Luckily, GPUs are specialized devices. The instructions required for graphics rendering are quite simple ones (at any rate, they are much simpler than those you would find in a CPU). Simple enough, in fact, that you can build GPU cores for a fraction of the cost of a CPU one.
Although GPUs first gained traction for their use in graphics rendering, they are now widely for code that can leverage their massive parallelism — AI or crypto mining come to mind (or whatever kids are up to these days).
I do not currently describe the inner workings of GPUs in detail. For a first introduction to the topic, I recommend checking both this beginner-friendly video overview and this more quantitative/memory-centric one.
3. The fragmentation problem
GPUs stem from a complicated and still ongoing history.
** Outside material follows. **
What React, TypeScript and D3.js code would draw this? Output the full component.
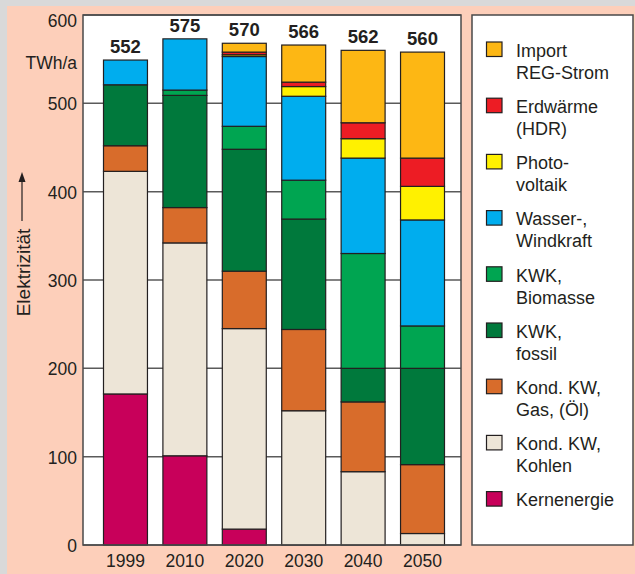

They were developped incrementally, evolving from processors for almost fixed pipelines to the very flexible computing devices we have today. They do not seem to have settled on a stable form yet. For instance, modern graphics cards support real-time raytracing and upscaling. Concretely, what this means is that some hardware manufacturers are adding custom instructions specialized for these tasks.
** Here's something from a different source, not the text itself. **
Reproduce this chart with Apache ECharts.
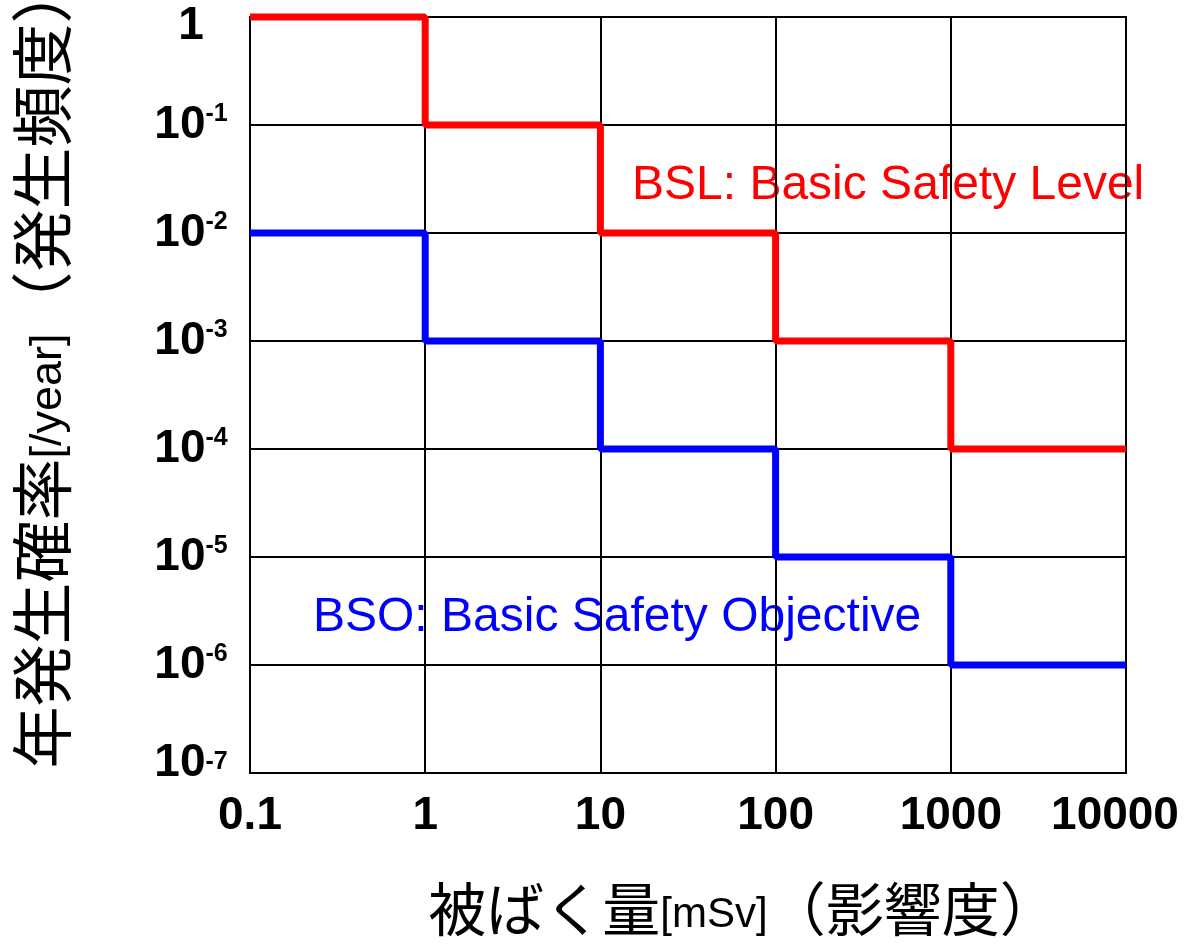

GPU implementationis vary wildly across generations or manufacturers. This is bad for programmers: ideally, we would like to write a program once and to have it run on any hardware. If our program runs fine on our computer but nowhere else, it probably is quite useless.
Luckily, there are libraries built to act as an abstraction layer for GPU programming. Vulkan is one such library. Using it, you can write a program that says "draw a triangle", and the library takes care of translating this program into a sequence of commands that your GPU understands.
4. The Vulkan API
Vulkan is the library that we use during this series. I picked it over its concurrents because it is low-level, cross-platform, based on an open standard and modern in its design (nice debugging facilities, multi GPUs support). Its extensibility and flexibility make it a good fit for the shifting nature of the GPU landscape.
5. The plan
- In the next chapter, we describe the key concepts of Vulkan.
- In the transfer chapter, we meet the simplest Vulkan workload there is: exchanging data between CPU and GPU. We consider both raw buffers (a linear array of bytes) and images (a raw buffer + some metadata).
- In the compute chapter, we finally get to tap into the massive parallelism of GPUs by runnings arbitrary non-graphical programs. We introduce the domain specific language used for describing GPU programs.
- In the graphics chapter, we finally draw things. This is the most complex of the three standard workloads. We will not yet draw the images we generate to the screen — we get to real-time graphics in the next chapter.
- In the swapchain chapter, we introduce the concept of a swapchain. Swapchains control how images are presented to screen. Not as trivial as it sounds!
- Lastly, I dump a bunch of links primarily related to best practices in the links dump chapter.